The EEOC asserts that increased emphasis on protecting pregnant workers and caregivers is warranted by the changing demographics of the American workforce. For instance, women now comprise nearly half of the U.S. labor force, although they remain “most families’ primary caregivers.” In fact, according to the Commission, there are almost twice as many mothers of young children working today as there were three decades ago.

The EEOC offers guidelines on unlawful employment bias against pregnant workers and caregivers. For example:

  • In order to avoid the creation of a “maternal wall,” employers may not treat working mothers differently from working fathers or childless women.
  • Employers should avoid asking applicants and employees any pregnancy-related questions as the EEOC “will generally regard a pregnancy-related inquiry as evidence of pregnancy discrimination where the employer subsequently makes an unfavorable job decision affecting a pregnant worker.”
  • Except for pregnancy-related matters, male employees must be treated the same as their female counterparts with respect to parenting and other caregiver leaves, as well as other terms and conditions of their employment.
  • Based on the ADA’s prohibition of discrimination against an employee who has a relationship with a disabled child, spouse or parent, an employer should avoid making adverse employment decisions based on stereotypical assumptions concerning the reliability of an employee who is a caregiver.
  • An employer may be liable for harassment where offensive comments (or other harassment) aimed at a pregnant worker, or at an employee associated with a disabled person, are so severe or pervasive that they create a hostile work environment.
  • An employer may not retaliate against a caregiver or pregnant employee for opposing unlawful discrimination. The EEOC emphasizes that caregivers may be “particularly vulnerable to unlawful retaliation because of the challenges they face in balancing work and family responsibilities.”
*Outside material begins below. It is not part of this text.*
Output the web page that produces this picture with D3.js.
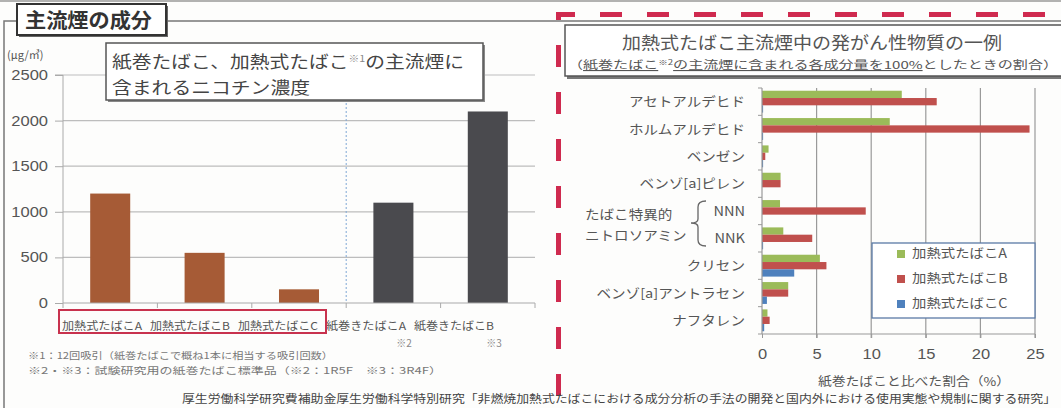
<!DOCTYPE html>
<html><head><meta charset="utf-8">
<script src="https://cdn.jsdelivr.net/npm/d3@7"></script>
<style>
body{margin:0;background:#fdfdfc;}
svg{display:block;font-family:"Noto Sans CJK JP","Noto Sans",sans-serif;}
</style></head><body>
<svg id="c" width="1061" height="408"></svg>
<script>
// ---- data ----
const nicotineCategories = ["加熱式たばこA","加熱式たばこB","加熱式たばこC","紙巻きたばこA","紙巻きたばこB"];
const nicotineValues = [1200, 550, 150, 1100, 2100];
const nicotineTicks = [0, 500, 1000, 1500, 2000, 2500];
const carcinogenCategories = ["アセトアルデヒド","ホルムアルデヒド","ベンゼン","ベンゾ[a]ピレン","NNN","NNK","クリセン","ベンゾ[a]アントラセン","ナフタレン"];
const seriesNames = ["加熱式たばこA","加熱式たばこB","加熱式たばこC"];
const seriesA = [12.8, 11.7, 0.6, 1.7, 1.65, 1.95, 5.3, 2.4, 0.5];
const seriesB = [16.0, 24.5, 0.3, 1.7, 9.5, 4.6, 5.9, 2.4, 0.7];
const seriesC = [0.1, 0.1, 0.1, 0.0, 0.0, 0.1, 2.95, 0.45, 0.2];
const percentTicks = [0, 5, 10, 15, 20, 25];

const svg = d3.select("#c");
function stretch(sel, f){
  sel.each(function(){
    const l = this.getComputedTextLength();
    if(l>0){ this.setAttribute("textLength", l*f); this.setAttribute("lengthAdjust","spacingAndGlyphs"); }
  });
}
const TXT = "#555";

// ---- outer frame ----
svg.append("line").attr("x1",0).attr("x2",1061).attr("y1",1).attr("y2",1).attr("stroke","#999").attr("stroke-width",1.5);
svg.append("path").attr("d","M4,408 V21 H17 M166,21 H1061").attr("fill","none").attr("stroke","#777").attr("stroke-width",1.5);

// ---- left chart ----
const L = {left:63, right:535, top:75, bottom:303};
const x = d3.scaleBand().domain(nicotineCategories).range([L.left,L.right]).paddingInner(0.576).paddingOuter(0.288);
const xLab = d3.scaleBand().domain(nicotineCategories).range([58,498]);
const y = d3.scaleLinear().domain([0,2500]).range([L.bottom,L.top]);

svg.selectAll("line.grid").data(nicotineTicks.slice(1)).join("line")
  .attr("x1",L.left).attr("x2",L.right).attr("y1",d=>y(d)).attr("y2",d=>y(d))
  .attr("stroke","#bdbdbd").attr("stroke-width",1.2);
const sepX = (x("加熱式たばこC")+x.bandwidth()+x("紙巻きたばこA"))/2;
svg.append("line").attr("x1",sepX).attr("x2",sepX)
  .attr("y1",L.top).attr("y2",L.bottom).attr("stroke","#7fa7d6").attr("stroke-width",1).attr("stroke-dasharray","2,2");

const yAxis = d3.axisLeft(y).tickValues(nicotineTicks).tickFormat(d3.format("d")).tickSize(8).tickPadding(7);
const ya = svg.append("g").attr("transform",`translate(${L.left},0)`).call(yAxis);
ya.select(".domain").attr("stroke","#aaa").attr("d",`M-8,${L.top}H0V${L.bottom}`);
ya.selectAll(".tick line").attr("stroke","#aaa");
ya.selectAll(".tick text").attr("fill",TXT).attr("font-size",14).attr("font-family","Liberation Sans, Arial, sans-serif");
stretch(ya.selectAll(".tick text"),1.18);

svg.selectAll("rect.nic").data(nicotineValues).join("rect")
  .attr("x",(d,i)=>x(nicotineCategories[i])).attr("width",x.bandwidth())
  .attr("y",d=>y(d)).attr("height",d=>y(0)-y(d))
  .attr("fill",(d,i)=>i<3?"#a65b36":"#4a4a4e");

// x axis
svg.append("line").attr("x1",L.left).attr("x2",L.right).attr("y1",L.bottom).attr("y2",L.bottom).attr("stroke","#aaa").attr("stroke-width",1.2);
svg.selectAll("line.xt").data(d3.range(nicotineCategories.length+1)).join("line")
  .attr("x1",i=>L.left+i*x.step()).attr("x2",i=>L.left+i*x.step())
  .attr("y1",L.bottom).attr("y2",L.bottom+5).attr("stroke","#aaa");
svg.selectAll("text.xl").data(nicotineCategories).join("text")
  .attr("x",d=>xLab(d)+xLab.bandwidth()/2).attr("y",330).attr("text-anchor","middle")
  .attr("font-size",11).attr("fill",TXT).text(d=>d)
  .attr("textLength",80).attr("lengthAdjust","spacingAndGlyphs");
svg.append("rect").attr("x",59).attr("y",310).attr("width",267).attr("height",23)
  .attr("fill","none").attr("stroke","#c8324e").attr("stroke-width",2);
svg.append("text").attr("x",xLab("紙巻きたばこA")+xLab.bandwidth()/2+38).attr("y",347).attr("text-anchor","middle").attr("font-size",10).attr("fill","#888").text("※2");
svg.append("text").attr("x",xLab("紙巻きたばこB")+xLab.bandwidth()/2+40).attr("y",347).attr("text-anchor","middle").attr("font-size",10).attr("fill","#888").text("※3");

// unit
svg.append("text").attr("x",7).attr("y",59).attr("font-size",11).attr("fill",TXT).text("(μg/㎥)");

// left title box
svg.append("rect").attr("x",108).attr("y",45).attr("width",377).attr("height",57).attr("fill","#888");
svg.append("rect").attr("x",106).attr("y",43).attr("width",377).attr("height",57).attr("fill","#fff").attr("stroke","#555").attr("stroke-width",1.5);
const t1 = svg.append("text").attr("x",112).attr("y",68).attr("font-size",16.5).attr("fill","#444");
t1.append("tspan").text("紙巻たばこ、加熱式たばこ");
t1.append("tspan").attr("font-size",9).attr("dy",-6).attr("fill","#888").text("※1");
t1.append("tspan").attr("dy",6).text("の主流煙に");
t1.attr("textLength",352).attr("lengthAdjust","spacingAndGlyphs");
const t2 = svg.append("text").attr("x",112).attr("y",94).attr("font-size",16.5).attr("fill","#444").text("含まれるニコチン濃度");
stretch(t2,1.2);

// top-left label
svg.append("rect").attr("x",19).attr("y",6).attr("width",149).attr("height",31).attr("fill","#666");
svg.append("rect").attr("x",17).attr("y",4).attr("width",149).attr("height",31).attr("fill","#fff").attr("stroke","#333").attr("stroke-width",2);
svg.append("text").attr("x",25).attr("y",28).attr("font-size",20).attr("font-weight","bold").attr("fill","#333")
  .text("主流煙の成分").attr("textLength",127).attr("lengthAdjust","spacingAndGlyphs");

// footnotes
svg.append("text").attr("x",28).attr("y",359).attr("font-size",9.5).attr("fill","#777")
  .text("※1：12回吸引（紙巻たばこで概ね1本に相当する吸引回数）").attr("textLength",305).attr("lengthAdjust","spacingAndGlyphs");
svg.append("text").attr("x",28).attr("y",374).attr("font-size",9.5).attr("fill","#777")
  .text("※2・※3：試験研究用の紙巻たばこ標準品（※2：1R5F　※3：3R4F）").attr("textLength",414).attr("lengthAdjust","spacingAndGlyphs");

// ---- right chart ----
const R = {left:762, right:1035, top:88, bottom:334};
const xr = d3.scaleLinear().domain([0,25]).range([R.left,R.right]);
const yb = d3.scaleBand().domain(carcinogenCategories).range([R.top,R.bottom]).paddingInner(0.2).paddingOuter(0.1);
const ys = d3.scaleBand().domain(seriesNames).range([0,yb.bandwidth()]);
const colors = d3.scaleOrdinal().domain(seriesNames).range(["#9bbb59","#c0504d","#4f81bd"]);
const seriesData = [seriesA, seriesB, seriesC];

svg.selectAll("line.rgrid").data(percentTicks.slice(1)).join("line")
  .attr("x1",d=>xr(d)).attr("x2",d=>xr(d)).attr("y1",R.top).attr("y2",R.bottom+4)
  .attr("stroke","#9a9a9a").attr("stroke-width",1.2);

seriesNames.forEach((s,si)=>{
  svg.selectAll("rect.s"+si).data(seriesData[si]).join("rect")
    .attr("x",xr(0)).attr("y",(d,i)=>yb(carcinogenCategories[i])+ys(s))
    .attr("width",d=>xr(d)-xr(0)).attr("height",ys.bandwidth())
    .attr("fill",colors(s));
});

const xaxR = d3.axisBottom(xr).tickValues(percentTicks).tickSize(4).tickPadding(10);
const xra = svg.append("g").attr("transform",`translate(0,${R.bottom})`).call(xaxR);
xra.select(".domain").attr("stroke","#999").attr("d",`M${R.left},0H${R.right}`);
xra.selectAll(".tick line").attr("stroke","#999");
xra.selectAll(".tick text").attr("fill",TXT).attr("font-size",15).attr("font-family","Liberation Sans, Arial, sans-serif");
stretch(xra.selectAll(".tick text"),1.1);
svg.append("line").attr("x1",R.left).attr("x2",R.left).attr("y1",R.top).attr("y2",R.bottom).attr("stroke","#999").attr("stroke-width",1.2);
const rowH = (R.bottom-R.top)/carcinogenCategories.length;
svg.selectAll("line.yt").data(d3.range(carcinogenCategories.length+1)).join("line")
  .attr("x1",R.left-4).attr("x2",R.left)
  .attr("y1",i=>R.top+i*rowH).attr("y2",i=>R.top+i*rowH)
  .attr("stroke","#999");

const cl = svg.selectAll("text.cat").data(carcinogenCategories).join("text")
  .attr("x",745).attr("y",d=>yb(d)+yb.bandwidth()/2).attr("dy","0.35em")
  .attr("text-anchor","end").attr("font-size",13).attr("fill",TXT).text(d=>d);
stretch(cl,1.12);
svg.append("path").attr("d","M706,201 Q698,201 698,207 V219 Q698,223 691,223 Q698,223 698,227 V240 Q698,246 706,246")
  .attr("fill","none").attr("stroke","#666").attr("stroke-width",1.3);
const g1 = svg.append("text").attr("x",585).attr("y",219).attr("font-size",13).attr("fill",TXT).text("たばこ特異的");
const g2 = svg.append("text").attr("x",585).attr("y",240).attr("font-size",13).attr("fill",TXT).text("ニトロソアミン");
stretch(g1,1.12); stretch(g2,1.12);

const at = svg.append("text").attr("x",914).attr("y",386).attr("text-anchor","middle").attr("font-size",12).attr("fill",TXT).text("紙巻たばこと比べた割合（%）");
stretch(at,1.15);

// legend
const lg = svg.append("g");
lg.append("rect").attr("x",872).attr("y",243).attr("width",163).attr("height",75).attr("fill","#fff").attr("stroke","#5b7aa6").attr("stroke-width",1.3);
seriesNames.forEach((s,i)=>{
  const cy = 254 + i*25;
  lg.append("rect").attr("x",897).attr("y",cy-4).attr("width",8).attr("height",8).attr("fill",colors(s));
  const t = lg.append("text").attr("x",912).attr("y",cy).attr("dy","0.35em").attr("font-size",12.5).attr("fill",TXT).text(s);
  stretch(t,1.15);
});

// right title box
svg.append("rect").attr("x",567).attr("y",27).attr("width",500).attr("height",52).attr("fill","#777");
svg.append("rect").attr("x",565).attr("y",25).attr("width",500).attr("height",51).attr("fill","#fff").attr("stroke","#555").attr("stroke-width",1.5);
svg.append("text").attr("x",812).attr("y",49).attr("text-anchor","middle").attr("font-size",17.5).attr("fill","#555")
  .text("加熱式たばこ主流煙中の発がん性物質の一例").attr("textLength",380).attr("lengthAdjust","spacingAndGlyphs");
const st = svg.append("text").attr("x",568).attr("y",69).attr("font-size",11).attr("fill","#555");
st.append("tspan").text("（");
st.append("tspan").attr("text-decoration","underline").text("紙巻たばこ");
st.append("tspan").attr("font-size",7).attr("dy",-4).text("※2");
st.append("tspan").attr("dy",4).attr("text-decoration","underline").text("の主流煙に含まれる各成分量を100%");
st.append("tspan").text("としたときの割合）");
st.attr("textLength",490).attr("lengthAdjust","spacingAndGlyphs");

// red dashed frame
svg.append("path").attr("d","M558.5,408 V14.5 H1061").attr("fill","none")
  .attr("stroke","#cf2a4f").attr("stroke-width",5).attr("stroke-dasharray","22,25").attr("stroke-dashoffset",-12);

// source
svg.append("text").attr("x",182).attr("y",403).attr("font-size",11.5).attr("fill","#444")
  .text("厚生労働科学研究費補助金厚生労働科学特別研究「非燃焼加熱式たばこにおける成分分析の手法の開発と国内外における使用実態や規制に関する研究」")
  .attr("textLength",874).attr("lengthAdjust","spacingAndGlyphs");
</script>
</body></html>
The Full Text of the EEOC's Enforcement Guidance

The EEOC Question-and-Answer Fact Sheet

The Bottom Line

As with other forms of discrimination, an employer can best minimize its risk of incurring liability for discrimination against pregnant workers and caregivers by ensuring that its employment decisions are based on objective criteria, free of stereotypical assumptions; its supervisors are well trained; and its policies are consistently enforced. With such practices in place, an employer may take appropriate steps to correct disciplinary or performance problems, even those involving a pregnant worker or caregiver, without running afoul of the anti-discrimination laws.